## Start

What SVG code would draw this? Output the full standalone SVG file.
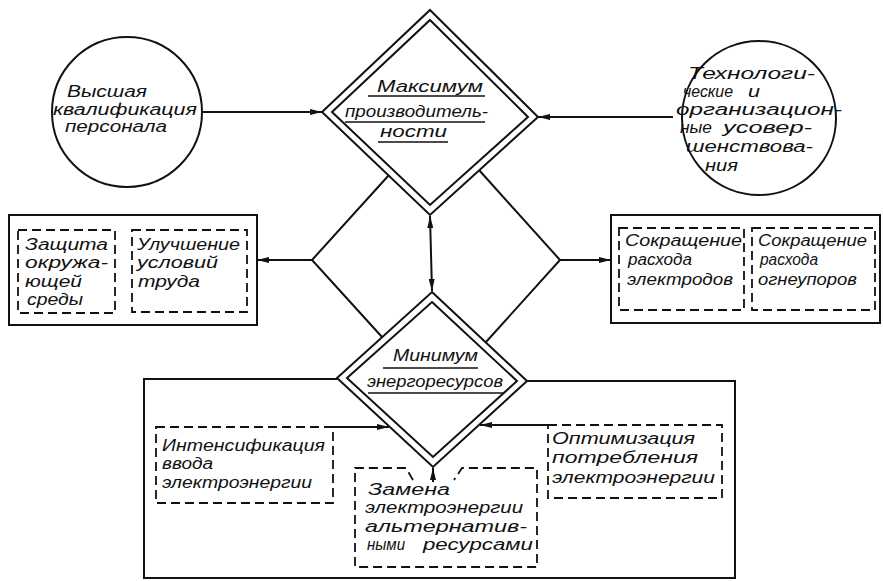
<svg xmlns="http://www.w3.org/2000/svg" width="883" height="581" viewBox="0 0 883 581">
<style>
.s{fill:none;stroke:#111;stroke-width:2}
.d{fill:none;stroke:#111;stroke-width:1.8;stroke-dasharray:9 5}
.u{stroke:#111;stroke-width:1.6}
text{font-family:"Liberation Sans","DejaVu Sans",sans-serif;font-style:italic;font-size:16px;fill:#111}
</style>
<defs>
<marker id="ah" viewBox="0 0 12 6" refX="12" refY="3" markerWidth="12" markerHeight="6" markerUnits="userSpaceOnUse" orient="auto-start-reverse"><path d="M0,0 L12,3 L0,6 z" fill="#111"/></marker>
</defs>
<rect width="883" height="581" fill="#fff"/>

<g id="connectors">
<line class="s" x1="202" y1="112" x2="322" y2="112" marker-end="url(#ah)"/>
<line class="s" x1="673" y1="117" x2="538" y2="117" marker-end="url(#ah)"/>
<polyline class="s" points="389,175 312,260 382,337"/>
<polyline class="s" points="479,170 560,260 486,342"/>
<line class="s" x1="312" y1="260" x2="257" y2="260" marker-end="url(#ah)"/>
<line class="s" x1="560" y1="260" x2="611" y2="260" marker-end="url(#ah)"/>
<line class="s" x1="430" y1="216" x2="432" y2="291" marker-start="url(#ah)" marker-end="url(#ah)"/>
<polyline class="s" points="337,379 144,379 144,578 735,578 735,381 527,381"/>
<line class="s" x1="333" y1="427" x2="389" y2="427" marker-end="url(#ah)"/>
<line class="s" x1="548" y1="425" x2="480" y2="425" marker-end="url(#ah)"/>
<line class="s" x1="433" y1="482" x2="433" y2="468" marker-end="url(#ah)"/>
</g>

<g id="node-personnel">
<circle class="s" cx="127" cy="112" r="75"/>
<text x="67" y="97" textLength="80" lengthAdjust="spacingAndGlyphs">Высшая</text>
<text x="53" y="115" textLength="144" lengthAdjust="spacingAndGlyphs">квалификация</text>
<text x="65" y="132" textLength="102" lengthAdjust="spacingAndGlyphs">персонала</text>
</g>

<g id="node-technology">
<circle class="s" cx="759" cy="118" r="77"/>
<text x="688" y="79" textLength="127" lengthAdjust="spacingAndGlyphs">Технологи-</text>
<text x="683" y="97" textLength="50" lengthAdjust="spacingAndGlyphs">ческие</text>
<text x="748" y="97" textLength="12" lengthAdjust="spacingAndGlyphs">и</text>
<text x="676" y="115" textLength="166" lengthAdjust="spacingAndGlyphs">организацион-</text>
<text x="680" y="133" textLength="32" lengthAdjust="spacingAndGlyphs">ные</text>
<text x="723" y="133" textLength="89" lengthAdjust="spacingAndGlyphs">усовер-</text>
<text x="686" y="152" textLength="127" lengthAdjust="spacingAndGlyphs">шенствова-</text>
<text x="705" y="171" textLength="33" lengthAdjust="spacingAndGlyphs">ния</text>
</g>

<g id="node-max-productivity">
<polygon class="s" points="430,10 538,117 430,215 322,112"/>
<polygon class="s" points="430,20 528,117 430,205 332,112"/>
<text x="377" y="92" textLength="106" lengthAdjust="spacingAndGlyphs">Максимум</text>
<line class="u" x1="368" y1="96" x2="485" y2="96"/>
<text x="345" y="117" textLength="143" lengthAdjust="spacingAndGlyphs">производитель-</text>
<line class="u" x1="345" y1="122" x2="485" y2="122"/>
<text x="380" y="137" textLength="67" lengthAdjust="spacingAndGlyphs">ности</text>
<line class="u" x1="378" y1="142" x2="448" y2="142"/>
</g>

<g id="node-min-energy">
<polygon class="s" points="432,292 527,381 433,467 337,378"/>
<polygon class="s" points="432,302 517,381 433,457 347,378"/>
<text x="393" y="361" textLength="85" lengthAdjust="spacingAndGlyphs">Минимум</text>
<line class="u" x1="383" y1="368" x2="478" y2="368"/>
<text x="367" y="387" textLength="136" lengthAdjust="spacingAndGlyphs">энергоресурсов</text>
<line class="u" x1="368" y1="393" x2="503" y2="393"/>
</g>

<g id="node-left-box">
<rect class="s" x="9" y="215" width="248" height="110"/>
<rect class="d" x="18" y="230" width="97" height="83"/>
<rect class="d" x="132" y="230" width="115" height="82"/>
<text x="25" y="250" textLength="83" lengthAdjust="spacingAndGlyphs">Защита</text>
<text x="25" y="268" textLength="83" lengthAdjust="spacingAndGlyphs">окружа-</text>
<text x="25" y="287" textLength="57" lengthAdjust="spacingAndGlyphs">ющей</text>
<text x="27" y="305" textLength="56" lengthAdjust="spacingAndGlyphs">среды</text>
<text x="137" y="250" textLength="103" lengthAdjust="spacingAndGlyphs">Улучшение</text>
<text x="137" y="268" textLength="81" lengthAdjust="spacingAndGlyphs">условий</text>
<text x="138" y="287" textLength="62" lengthAdjust="spacingAndGlyphs">труда</text>
</g>

<g id="node-right-box">
<rect class="s" x="611" y="215" width="269" height="108"/>
<rect class="d" x="619" y="228" width="125" height="82"/>
<rect class="d" x="752" y="228" width="123" height="82"/>
<text x="625" y="246" textLength="117" lengthAdjust="spacingAndGlyphs">Сокращение</text>
<text x="628" y="265" textLength="64" lengthAdjust="spacingAndGlyphs">расхода</text>
<text x="627" y="285" textLength="106" lengthAdjust="spacingAndGlyphs">электродов</text>
<text x="758" y="246" textLength="109" lengthAdjust="spacingAndGlyphs">Сокращение</text>
<text x="760" y="265" textLength="58" lengthAdjust="spacingAndGlyphs">расхода</text>
<text x="758" y="285" textLength="99" lengthAdjust="spacingAndGlyphs">огнеупоров</text>
</g>

<g id="node-intensification">
<rect class="d" x="156" y="427" width="177" height="76"/>
<text x="162" y="451" textLength="163" lengthAdjust="spacingAndGlyphs">Интенсификация</text>
<text x="162" y="469" textLength="51" lengthAdjust="spacingAndGlyphs">ввода</text>
<text x="162" y="488" textLength="150" lengthAdjust="spacingAndGlyphs">электроэнергии</text>
</g>

<g id="node-optimization">
<rect class="d" x="548" y="425" width="174" height="73"/>
<text x="552" y="444" textLength="143" lengthAdjust="spacingAndGlyphs">Оптимизация</text>
<text x="552" y="463" textLength="146" lengthAdjust="spacingAndGlyphs">потребления</text>
<text x="552" y="483" textLength="163" lengthAdjust="spacingAndGlyphs">электроэнергии</text>
</g>

<g id="node-replacement">
<path class="d" d="M413,480 L406,468 L355,468 L355,567 L537,567 L537,468 L462,468 L454,480"/>
<text x="368" y="495" textLength="82" lengthAdjust="spacingAndGlyphs">Замена</text>
<text x="365" y="513" textLength="158" lengthAdjust="spacingAndGlyphs">электроэнергии</text>
<text x="365" y="532" textLength="162" lengthAdjust="spacingAndGlyphs">альтернатив-</text>
<text x="367" y="550" textLength="38" lengthAdjust="spacingAndGlyphs">ными</text>
<text x="423" y="550" textLength="110" lengthAdjust="spacingAndGlyphs">ресурсами</text>
</g>
</svg>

## End

EXERCISE REQUIREMENTS.
Give all the lines above again, character for character, without pictures.

TASK RESPONSE.
What SVG code would draw this? Output the full standalone SVG file.
<svg xmlns="http://www.w3.org/2000/svg" width="883" height="581" viewBox="0 0 883 581">
<style>
.s{fill:none;stroke:#111;stroke-width:2}
.d{fill:none;stroke:#111;stroke-width:1.8;stroke-dasharray:9 5}
.u{stroke:#111;stroke-width:1.6}
text{font-family:"Liberation Sans","DejaVu Sans",sans-serif;font-style:italic;font-size:16px;fill:#111}
</style>
<defs>
<marker id="ah" viewBox="0 0 12 6" refX="12" refY="3" markerWidth="12" markerHeight="6" markerUnits="userSpaceOnUse" orient="auto-start-reverse"><path d="M0,0 L12,3 L0,6 z" fill="#111"/></marker>
</defs>
<rect width="883" height="581" fill="#fff"/>

<g id="connectors">
<line class="s" x1="202" y1="112" x2="322" y2="112" marker-end="url(#ah)"/>
<line class="s" x1="673" y1="117" x2="538" y2="117" marker-end="url(#ah)"/>
<polyline class="s" points="389,175 312,260 382,337"/>
<polyline class="s" points="479,170 560,260 486,342"/>
<line class="s" x1="312" y1="260" x2="257" y2="260" marker-end="url(#ah)"/>
<line class="s" x1="560" y1="260" x2="611" y2="260" marker-end="url(#ah)"/>
<line class="s" x1="430" y1="216" x2="432" y2="291" marker-start="url(#ah)" marker-end="url(#ah)"/>
<polyline class="s" points="337,379 144,379 144,578 735,578 735,381 527,381"/>
<line class="s" x1="333" y1="427" x2="389" y2="427" marker-end="url(#ah)"/>
<line class="s" x1="548" y1="425" x2="480" y2="425" marker-end="url(#ah)"/>
<line class="s" x1="433" y1="482" x2="433" y2="468" marker-end="url(#ah)"/>
</g>

<g id="node-personnel">
<circle class="s" cx="127" cy="112" r="75"/>
<text x="67" y="97" textLength="80" lengthAdjust="spacingAndGlyphs">Высшая</text>
<text x="53" y="115" textLength="144" lengthAdjust="spacingAndGlyphs">квалификация</text>
<text x="65" y="132" textLength="102" lengthAdjust="spacingAndGlyphs">персонала</text>
</g>

<g id="node-technology">
<circle class="s" cx="759" cy="118" r="77"/>
<text x="688" y="79" textLength="127" lengthAdjust="spacingAndGlyphs">Технологи-</text>
<text x="683" y="97" textLength="50" lengthAdjust="spacingAndGlyphs">ческие</text>
<text x="748" y="97" textLength="12" lengthAdjust="spacingAndGlyphs">и</text>
<text x="676" y="115" textLength="166" lengthAdjust="spacingAndGlyphs">организацион-</text>
<text x="680" y="133" textLength="32" lengthAdjust="spacingAndGlyphs">ные</text>
<text x="723" y="133" textLength="89" lengthAdjust="spacingAndGlyphs">усовер-</text>
<text x="686" y="152" textLength="127" lengthAdjust="spacingAndGlyphs">шенствова-</text>
<text x="705" y="171" textLength="33" lengthAdjust="spacingAndGlyphs">ния</text>
</g>

<g id="node-max-productivity">
<polygon class="s" points="430,10 538,117 430,215 322,112"/>
<polygon class="s" points="430,20 528,117 430,205 332,112"/>
<text x="377" y="92" textLength="106" lengthAdjust="spacingAndGlyphs">Максимум</text>
<line class="u" x1="368" y1="96" x2="485" y2="96"/>
<text x="345" y="117" textLength="143" lengthAdjust="spacingAndGlyphs">производитель-</text>
<line class="u" x1="345" y1="122" x2="485" y2="122"/>
<text x="380" y="137" textLength="67" lengthAdjust="spacingAndGlyphs">ности</text>
<line class="u" x1="378" y1="142" x2="448" y2="142"/>
</g>

<g id="node-min-energy">
<polygon class="s" points="432,292 527,381 433,467 337,378"/>
<polygon class="s" points="432,302 517,381 433,457 347,378"/>
<text x="393" y="361" textLength="85" lengthAdjust="spacingAndGlyphs">Минимум</text>
<line class="u" x1="383" y1="368" x2="478" y2="368"/>
<text x="367" y="387" textLength="136" lengthAdjust="spacingAndGlyphs">энергоресурсов</text>
<line class="u" x1="368" y1="393" x2="503" y2="393"/>
</g>

<g id="node-left-box">
<rect class="s" x="9" y="215" width="248" height="110"/>
<rect class="d" x="18" y="230" width="97" height="83"/>
<rect class="d" x="132" y="230" width="115" height="82"/>
<text x="25" y="250" textLength="83" lengthAdjust="spacingAndGlyphs">Защита</text>
<text x="25" y="268" textLength="83" lengthAdjust="spacingAndGlyphs">окружа-</text>
<text x="25" y="287" textLength="57" lengthAdjust="spacingAndGlyphs">ющей</text>
<text x="27" y="305" textLength="56" lengthAdjust="spacingAndGlyphs">среды</text>
<text x="137" y="250" textLength="103" lengthAdjust="spacingAndGlyphs">Улучшение</text>
<text x="137" y="268" textLength="81" lengthAdjust="spacingAndGlyphs">условий</text>
<text x="138" y="287" textLength="62" lengthAdjust="spacingAndGlyphs">труда</text>
</g>

<g id="node-right-box">
<rect class="s" x="611" y="215" width="269" height="108"/>
<rect class="d" x="619" y="228" width="125" height="82"/>
<rect class="d" x="752" y="228" width="123" height="82"/>
<text x="625" y="246" textLength="117" lengthAdjust="spacingAndGlyphs">Сокращение</text>
<text x="628" y="265" textLength="64" lengthAdjust="spacingAndGlyphs">расхода</text>
<text x="627" y="285" textLength="106" lengthAdjust="spacingAndGlyphs">электродов</text>
<text x="758" y="246" textLength="109" lengthAdjust="spacingAndGlyphs">Сокращение</text>
<text x="760" y="265" textLength="58" lengthAdjust="spacingAndGlyphs">расхода</text>
<text x="758" y="285" textLength="99" lengthAdjust="spacingAndGlyphs">огнеупоров</text>
</g>

<g id="node-intensification">
<rect class="d" x="156" y="427" width="177" height="76"/>
<text x="162" y="451" textLength="163" lengthAdjust="spacingAndGlyphs">Интенсификация</text>
<text x="162" y="469" textLength="51" lengthAdjust="spacingAndGlyphs">ввода</text>
<text x="162" y="488" textLength="150" lengthAdjust="spacingAndGlyphs">электроэнергии</text>
</g>

<g id="node-optimization">
<rect class="d" x="548" y="425" width="174" height="73"/>
<text x="552" y="444" textLength="143" lengthAdjust="spacingAndGlyphs">Оптимизация</text>
<text x="552" y="463" textLength="146" lengthAdjust="spacingAndGlyphs">потребления</text>
<text x="552" y="483" textLength="163" lengthAdjust="spacingAndGlyphs">электроэнергии</text>
</g>

<g id="node-replacement">
<path class="d" d="M413,480 L406,468 L355,468 L355,567 L537,567 L537,468 L462,468 L454,480"/>
<text x="368" y="495" textLength="82" lengthAdjust="spacingAndGlyphs">Замена</text>
<text x="365" y="513" textLength="158" lengthAdjust="spacingAndGlyphs">электроэнергии</text>
<text x="365" y="532" textLength="162" lengthAdjust="spacingAndGlyphs">альтернатив-</text>
<text x="367" y="550" textLength="38" lengthAdjust="spacingAndGlyphs">ными</text>
<text x="423" y="550" textLength="110" lengthAdjust="spacingAndGlyphs">ресурсами</text>
</g>
</svg>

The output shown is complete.